> _WHAT YOU NEED TO DO_: Please write the listing below out again exactly, leaving every picture behind.

── INFORMATION SHOWN ──

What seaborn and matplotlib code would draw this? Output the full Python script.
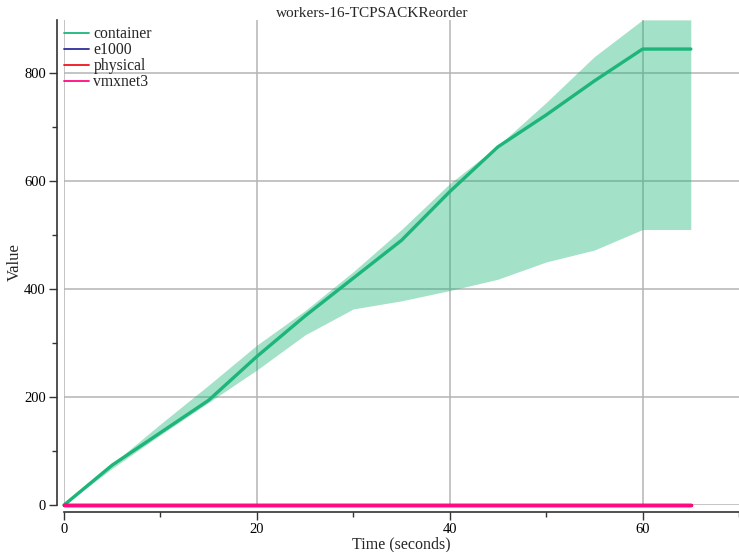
import matplotlib
matplotlib.use("Agg")
import matplotlib.pyplot as plt
import seaborn as sns
import pandas as pd
import numpy as np
from matplotlib.ticker import MultipleLocator

# Data
time_s = [0, 5, 10, 15, 20, 25, 30, 35, 40, 45, 50, 55, 60, 65]
container_mean = [0, 74, 134, 194, 275, 350, 420, 490, 580, 663, 722, 785, 844, 844]
container_low = [0, 68, 130, 190, 250, 315, 363, 378, 397, 418, 450, 472, 510, 510]
container_high = [0, 76, 150, 222, 296, 360, 432, 510, 595, 665, 745, 830, 898, 898]
e1000_mean = [0] * len(time_s)
physical_mean = [0] * len(time_s)
vmxnet3_mean = [0] * len(time_s)

series = ['container', 'e1000', 'physical', 'vmxnet3']
colors = {'container': '#1db57a', 'e1000': '#2e2e9a',
          'physical': '#f0141e', 'vmxnet3': '#ff0a80'}

rows = []
for name, vals in zip(series, [container_mean, e1000_mean, physical_mean, vmxnet3_mean]):
    for t, v in zip(time_s, vals):
        rows.append({'Time': t, 'Value': v, 'config': name})
df = pd.DataFrame(rows)

sns.set_style('ticks')
plt.rcParams['font.family'] = ['Liberation Serif', 'DejaVu Serif']

fig = plt.figure(figsize=(7.39, 5.52), dpi=100)
ax = fig.add_axes([0.0866, 0.085, 0.9134, 0.879])

ax.fill_between(time_s, container_low, container_high,
                color=colors['container'], alpha=0.4, linewidth=0)
sns.lineplot(data=df, x='Time', y='Value', hue='config', hue_order=series,
             palette=colors, linewidth=2.4, ax=ax, errorbar=None)
for line in ax.lines:
    line.set_clip_on(False)

ax.set_xlim(0, 70)
ax.set_ylim(0, 898)
ax.xaxis.set_major_locator(MultipleLocator(20))
ax.xaxis.set_minor_locator(MultipleLocator(10))
ax.yaxis.set_major_locator(MultipleLocator(200))
ax.yaxis.set_minor_locator(MultipleLocator(100))
ax.grid(True, which='major', color='#b4b4b4', linewidth=1.1)
ax.set_axisbelow(True)
ax.tick_params(which='major', length=6, width=1, labelsize=10.5, colors='#333333',
               labelcolor='black', pad=2)
ax.tick_params(which='minor', length=3.5, width=1, colors='#333333')

ax.set_title('workers-16-TCPSACKReorder', fontsize=11, pad=1.5, x=0.456)
ax.set_xlabel('Time (seconds)', fontsize=11.5, labelpad=0)
ax.set_ylabel('Value', fontsize=12, labelpad=1)

sns.despine(ax=ax, offset=5)
for sp in ['left', 'bottom']:
    ax.spines[sp].set_color('#333333')
    ax.spines[sp].set_linewidth(1.2)

leg = ax.legend(loc='upper left', frameon=False, fontsize=11.3,
                borderaxespad=0.3, handlelength=1.6, labelspacing=0.0,
                handletextpad=0.3, borderpad=0.1)
leg.set_bbox_to_anchor((-0.01, 1.0), transform=ax.transAxes)
for line in leg.get_lines():
    line.set_linewidth(1.3)

fig.savefig('out.png', dpi=100)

───

> _RESULT FOR THIS TASK_:
What seaborn and matplotlib code would draw this? Output the full Python script.
import matplotlib
matplotlib.use("Agg")
import matplotlib.pyplot as plt
import seaborn as sns
import pandas as pd
import numpy as np
from matplotlib.ticker import MultipleLocator

# Data
time_s = [0, 5, 10, 15, 20, 25, 30, 35, 40, 45, 50, 55, 60, 65]
container_mean = [0, 74, 134, 194, 275, 350, 420, 490, 580, 663, 722, 785, 844, 844]
container_low = [0, 68, 130, 190, 250, 315, 363, 378, 397, 418, 450, 472, 510, 510]
container_high = [0, 76, 150, 222, 296, 360, 432, 510, 595, 665, 745, 830, 898, 898]
e1000_mean = [0] * len(time_s)
physical_mean = [0] * len(time_s)
vmxnet3_mean = [0] * len(time_s)

series = ['container', 'e1000', 'physical', 'vmxnet3']
colors = {'container': '#1db57a', 'e1000': '#2e2e9a',
          'physical': '#f0141e', 'vmxnet3': '#ff0a80'}

rows = []
for name, vals in zip(series, [container_mean, e1000_mean, physical_mean, vmxnet3_mean]):
    for t, v in zip(time_s, vals):
        rows.append({'Time': t, 'Value': v, 'config': name})
df = pd.DataFrame(rows)

sns.set_style('ticks')
plt.rcParams['font.family'] = ['Liberation Serif', 'DejaVu Serif']

fig = plt.figure(figsize=(7.39, 5.52), dpi=100)
ax = fig.add_axes([0.0866, 0.085, 0.9134, 0.879])

ax.fill_between(time_s, container_low, container_high,
                color=colors['container'], alpha=0.4, linewidth=0)
sns.lineplot(data=df, x='Time', y='Value', hue='config', hue_order=series,
             palette=colors, linewidth=2.4, ax=ax, errorbar=None)
for line in ax.lines:
    line.set_clip_on(False)

ax.set_xlim(0, 70)
ax.set_ylim(0, 898)
ax.xaxis.set_major_locator(MultipleLocator(20))
ax.xaxis.set_minor_locator(MultipleLocator(10))
ax.yaxis.set_major_locator(MultipleLocator(200))
ax.yaxis.set_minor_locator(MultipleLocator(100))
ax.grid(True, which='major', color='#b4b4b4', linewidth=1.1)
ax.set_axisbelow(True)
ax.tick_params(which='major', length=6, width=1, labelsize=10.5, colors='#333333',
               labelcolor='black', pad=2)
ax.tick_params(which='minor', length=3.5, width=1, colors='#333333')

ax.set_title('workers-16-TCPSACKReorder', fontsize=11, pad=1.5, x=0.456)
ax.set_xlabel('Time (seconds)', fontsize=11.5, labelpad=0)
ax.set_ylabel('Value', fontsize=12, labelpad=1)

sns.despine(ax=ax, offset=5)
for sp in ['left', 'bottom']:
    ax.spines[sp].set_color('#333333')
    ax.spines[sp].set_linewidth(1.2)

leg = ax.legend(loc='upper left', frameon=False, fontsize=11.3,
                borderaxespad=0.3, handlelength=1.6, labelspacing=0.0,
                handletextpad=0.3, borderpad=0.1)
leg.set_bbox_to_anchor((-0.01, 1.0), transform=ax.transAxes)
for line in leg.get_lines():
    line.set_linewidth(1.3)

fig.savefig('out.png', dpi=100)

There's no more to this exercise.